WHAT THIS TASK INVOLVES
Identify the lines that contain the word "React" and copy each one.

--

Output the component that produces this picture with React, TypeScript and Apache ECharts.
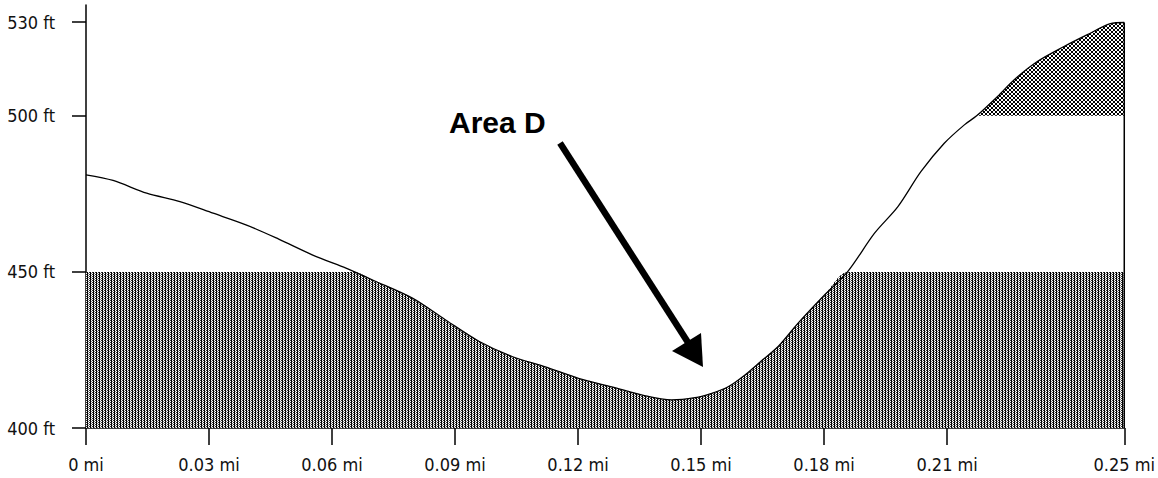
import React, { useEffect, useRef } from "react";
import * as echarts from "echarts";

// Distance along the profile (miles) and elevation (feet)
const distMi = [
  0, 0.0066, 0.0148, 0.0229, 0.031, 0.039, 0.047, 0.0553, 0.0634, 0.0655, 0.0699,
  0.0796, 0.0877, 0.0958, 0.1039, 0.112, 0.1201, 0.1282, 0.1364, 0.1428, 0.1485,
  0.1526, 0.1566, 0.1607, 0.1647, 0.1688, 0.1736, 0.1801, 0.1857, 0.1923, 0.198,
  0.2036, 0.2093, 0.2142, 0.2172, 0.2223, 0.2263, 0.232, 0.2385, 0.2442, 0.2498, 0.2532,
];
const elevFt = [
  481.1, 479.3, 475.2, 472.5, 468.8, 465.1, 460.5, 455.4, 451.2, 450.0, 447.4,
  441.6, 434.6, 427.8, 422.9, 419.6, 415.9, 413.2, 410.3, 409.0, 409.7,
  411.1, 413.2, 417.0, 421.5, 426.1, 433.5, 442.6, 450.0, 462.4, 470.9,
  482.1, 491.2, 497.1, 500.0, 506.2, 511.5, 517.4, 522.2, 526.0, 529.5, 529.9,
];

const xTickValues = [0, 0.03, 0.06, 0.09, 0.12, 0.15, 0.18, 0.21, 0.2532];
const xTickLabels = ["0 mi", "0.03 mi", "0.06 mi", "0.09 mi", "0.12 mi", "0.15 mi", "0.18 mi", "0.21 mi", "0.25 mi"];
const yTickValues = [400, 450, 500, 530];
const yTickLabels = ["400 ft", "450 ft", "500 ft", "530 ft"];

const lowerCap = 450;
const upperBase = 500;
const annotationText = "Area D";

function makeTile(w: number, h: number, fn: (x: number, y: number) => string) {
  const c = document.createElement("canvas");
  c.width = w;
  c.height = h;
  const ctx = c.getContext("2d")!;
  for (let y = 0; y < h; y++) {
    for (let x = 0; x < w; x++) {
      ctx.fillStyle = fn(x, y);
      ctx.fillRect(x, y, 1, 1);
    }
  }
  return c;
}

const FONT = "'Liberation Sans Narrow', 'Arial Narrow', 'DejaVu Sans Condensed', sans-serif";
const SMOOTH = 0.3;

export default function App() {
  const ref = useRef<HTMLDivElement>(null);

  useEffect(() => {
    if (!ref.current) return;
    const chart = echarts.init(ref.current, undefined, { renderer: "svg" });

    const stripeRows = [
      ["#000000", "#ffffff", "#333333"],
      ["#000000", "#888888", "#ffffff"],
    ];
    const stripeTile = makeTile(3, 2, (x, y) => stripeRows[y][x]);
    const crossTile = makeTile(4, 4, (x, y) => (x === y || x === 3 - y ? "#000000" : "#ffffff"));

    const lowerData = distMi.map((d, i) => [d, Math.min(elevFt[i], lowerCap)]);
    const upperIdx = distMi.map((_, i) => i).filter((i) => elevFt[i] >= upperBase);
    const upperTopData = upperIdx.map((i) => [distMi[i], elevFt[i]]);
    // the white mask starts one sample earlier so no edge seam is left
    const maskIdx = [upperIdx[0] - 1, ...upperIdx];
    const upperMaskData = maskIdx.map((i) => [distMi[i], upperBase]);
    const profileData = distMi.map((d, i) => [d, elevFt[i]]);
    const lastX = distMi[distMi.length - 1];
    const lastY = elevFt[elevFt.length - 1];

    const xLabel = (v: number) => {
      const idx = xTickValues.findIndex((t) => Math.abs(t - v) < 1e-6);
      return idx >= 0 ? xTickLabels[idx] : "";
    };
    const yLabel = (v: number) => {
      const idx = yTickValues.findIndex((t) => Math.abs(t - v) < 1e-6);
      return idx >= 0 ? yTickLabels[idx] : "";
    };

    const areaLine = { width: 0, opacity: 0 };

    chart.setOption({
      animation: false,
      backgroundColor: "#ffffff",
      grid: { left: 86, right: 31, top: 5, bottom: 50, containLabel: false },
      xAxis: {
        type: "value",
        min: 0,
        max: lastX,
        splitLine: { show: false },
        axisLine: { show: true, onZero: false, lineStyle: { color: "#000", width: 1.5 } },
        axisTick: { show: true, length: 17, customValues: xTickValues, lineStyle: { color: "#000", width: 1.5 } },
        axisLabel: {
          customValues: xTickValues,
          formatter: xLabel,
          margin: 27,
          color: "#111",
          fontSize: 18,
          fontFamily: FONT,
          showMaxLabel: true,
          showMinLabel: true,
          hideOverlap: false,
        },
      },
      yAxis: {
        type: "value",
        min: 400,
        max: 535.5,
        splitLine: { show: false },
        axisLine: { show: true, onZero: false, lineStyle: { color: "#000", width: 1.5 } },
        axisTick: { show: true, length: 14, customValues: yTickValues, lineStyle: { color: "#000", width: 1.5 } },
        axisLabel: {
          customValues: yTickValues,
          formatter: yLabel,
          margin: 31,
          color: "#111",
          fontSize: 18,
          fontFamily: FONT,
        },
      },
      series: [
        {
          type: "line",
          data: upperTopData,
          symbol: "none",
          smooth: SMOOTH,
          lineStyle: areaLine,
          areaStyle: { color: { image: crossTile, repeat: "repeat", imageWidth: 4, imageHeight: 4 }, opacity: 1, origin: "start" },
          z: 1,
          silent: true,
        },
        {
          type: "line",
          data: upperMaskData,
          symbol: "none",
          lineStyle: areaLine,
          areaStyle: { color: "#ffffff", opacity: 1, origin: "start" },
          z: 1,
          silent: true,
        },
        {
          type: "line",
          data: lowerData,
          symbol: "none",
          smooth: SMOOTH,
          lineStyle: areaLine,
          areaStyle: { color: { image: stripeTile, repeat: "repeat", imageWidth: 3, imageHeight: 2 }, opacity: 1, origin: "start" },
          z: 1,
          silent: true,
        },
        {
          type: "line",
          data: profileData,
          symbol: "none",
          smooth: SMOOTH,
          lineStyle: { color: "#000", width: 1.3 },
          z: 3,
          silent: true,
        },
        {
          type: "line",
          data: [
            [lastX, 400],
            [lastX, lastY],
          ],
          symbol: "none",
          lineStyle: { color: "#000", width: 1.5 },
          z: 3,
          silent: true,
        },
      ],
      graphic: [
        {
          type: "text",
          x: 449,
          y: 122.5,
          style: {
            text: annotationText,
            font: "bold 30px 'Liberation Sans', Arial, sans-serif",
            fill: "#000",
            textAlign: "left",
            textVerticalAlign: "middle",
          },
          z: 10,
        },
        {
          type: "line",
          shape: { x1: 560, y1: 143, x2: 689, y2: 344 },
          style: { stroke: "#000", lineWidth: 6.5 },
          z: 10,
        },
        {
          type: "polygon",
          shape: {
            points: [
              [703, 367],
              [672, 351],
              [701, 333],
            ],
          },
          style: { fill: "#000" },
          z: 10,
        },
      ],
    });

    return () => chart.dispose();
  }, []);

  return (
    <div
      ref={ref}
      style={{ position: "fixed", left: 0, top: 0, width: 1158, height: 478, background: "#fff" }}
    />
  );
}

--

EXERCISE RESULT
Output the component that produces this picture with React, TypeScript and Apache ECharts.
import React, { useEffect, useRef } from "react";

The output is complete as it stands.